View of the Colonnade, St. Peter’s Square in Rome (C.W....
View of the Colonnade, St. Peter’s Square in Rome (C.W. Eckersberg (1783-1853))
In the picture of St. Peter’s Square, Eckersberg has more or less ignored the two natural main motifs in the area in front of St. Peter’s: he shows us neither the imposing church facade with the famous dome nor the striking colonnades of the square in their full length. Eckersberg has looked more at the possibilities for perspective construction offered by the transverse axis of the square. The foreground’s colossal columns – rendered in minute detail – precisely underline the distance between foreground and background, while the fountains, the figures and the obelisk mark out the inward-leading lines of the perspective.
It is a framed view with a tightly structured space where the emphasis has been given to the specially selected angle and the potential it offers. As observers we are made aware, manipulated – very discreetly – into seeing the surroundings from a different angle than the usual one.

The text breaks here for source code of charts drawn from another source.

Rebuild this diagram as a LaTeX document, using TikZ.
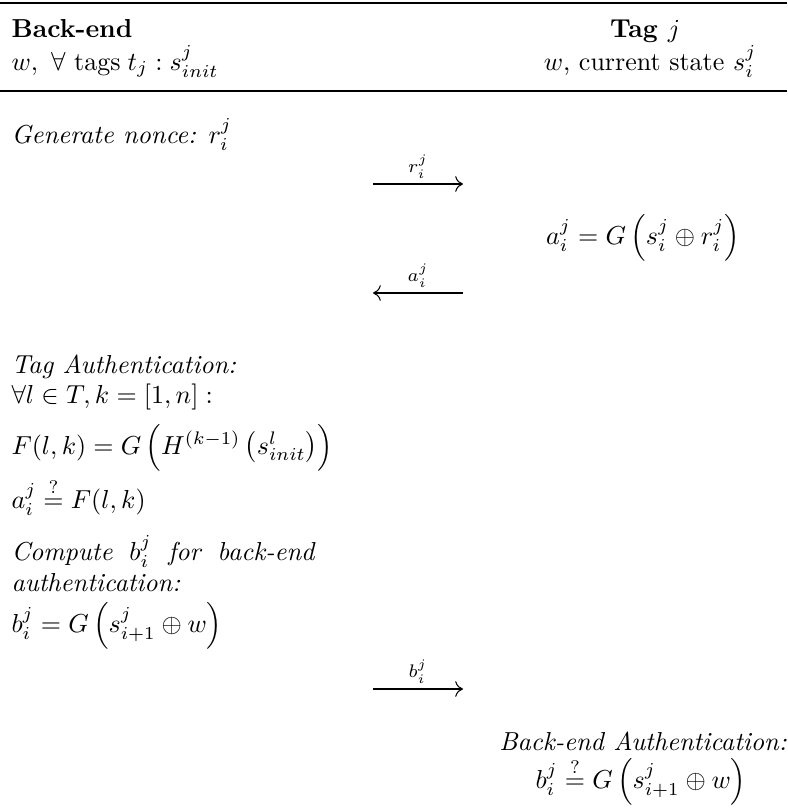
\documentclass[tikz,border=0pt]{standalone}
\usepackage{amsmath,amssymb}
\usepackage{tikz}
\usetikzlibrary{positioning,arrows.meta}
\tikzset{
  txt/.style={anchor=base west, inner sep=0pt},
  ctr/.style={anchor=base, inner sep=0pt},
  party/.style={font=\bfseries},
  note/.style={font=\itshape},
  msg/.style={-{To[length=3pt,width=6pt]}, line width=0.4pt},
  lbl/.style={above, inner sep=2pt, font=\scriptsize},
  toprl/.style={line width=0.8pt},
  midrl/.style={line width=0.5pt},
}

\begin{document}
\begin{tikzpicture}[x=0.3846pt, y=-0.3846pt]
    \useasboundingbox (0,0) rectangle (787,810);
    % header
    \draw[toprl] (0,3) -- (787,3);
    \node[txt, party] (be) at (11,37) {Back-end};
    \node[ctr, party] (tag) at (645,37) {Tag $j$};
    \node[txt] (beinit) at (11,70) {$w,\ \forall\ \text{tags}\; t_j : s_{init}^j$};
    \node[ctr] (taginit) at (650,70) {$w$, current state $s_i^j$};
    \draw[midrl] (0,91) -- (787,91);
    % challenge
    \node[txt, note] (nonce) at (11,143) {Generate nonce: $r_i^j$};
    \coordinate (r0) at (373,184); \coordinate (r1) at (463,184);
    \draw[msg] (r0) -- node[lbl] (rlbl) {$r_i^j$} (r1);
    \node[ctr] (aeq) at (643,244) {$a_i^j = G\,\Bigl(s_i^j \oplus r_i^j\Bigr)$};
    \coordinate (a0) at (463,293); \coordinate (a1) at (373,293);
    \draw[msg] (a0) -- node[lbl] (albl) {$a_i^j$} (a1);
    % tag authentication
    \node[txt, note] (tauth) at (11,373) {Tag Authentication:};
    \node[txt] (forall) at (11,403) {$\forall l \in T, k = [1,n]:$};
    \node[txt] (fdef) at (11,454) {$F(l,k) = G\,\Bigl(H^{(k-1)}\,\bigl(s_{init}^l\bigr)\Bigr)$};
    \node[txt] (acheck) at (11,508) {$a_i^j \stackrel{?}{=} F(l,k)$};
    \node[txt, note] (comp) at (11,560) {\parbox[t]{116.5pt}{Compute $b_i^j$ for back-end authentication:}};
    \node[txt] (beq) at (11,632) {$b_i^j = G\,\Bigl(s_{i+1}^j \oplus w\Bigr)$};
    \coordinate (b0) at (373,689); \coordinate (b1) at (463,689);
    \draw[msg] (b0) -- node[lbl] (blbl) {$b_i^j$} (b1);
    % back-end authentication
    \node[ctr, note] (bauth) at (643,750) {Back-end Authentication:};
    \node[ctr] (bcheck) at (641,788) {$b_i^j \stackrel{?}{=} G\,\Bigl(s_{i+1}^j \oplus w\Bigr)$};
  \end{tikzpicture}
\end{document}
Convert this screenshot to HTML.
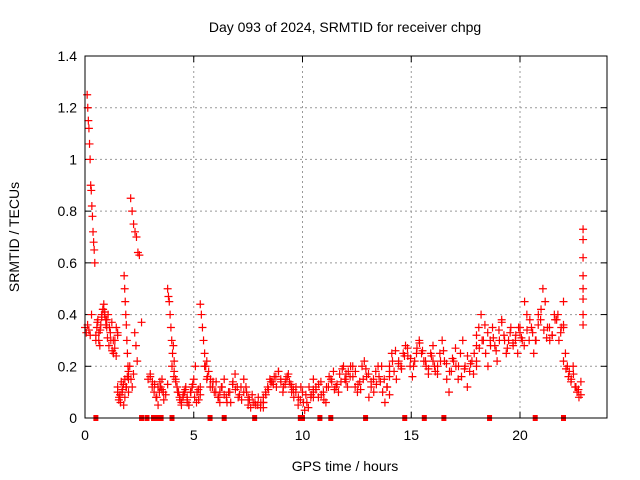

Eckersberg’s painting is generally characterized by a convincing exploratory use of the possibilities of perspective. In addition he is radical in choosing neglected sections of the surroundings as his main motifs. Issues of perspective had come to interest Eckersberg during a study period in Paris. Later, when he went to Rome, he cultivated this interest more intensely in a series of views of the well-known sights of the city. Ordrupgaard’s picture is an example of such a view.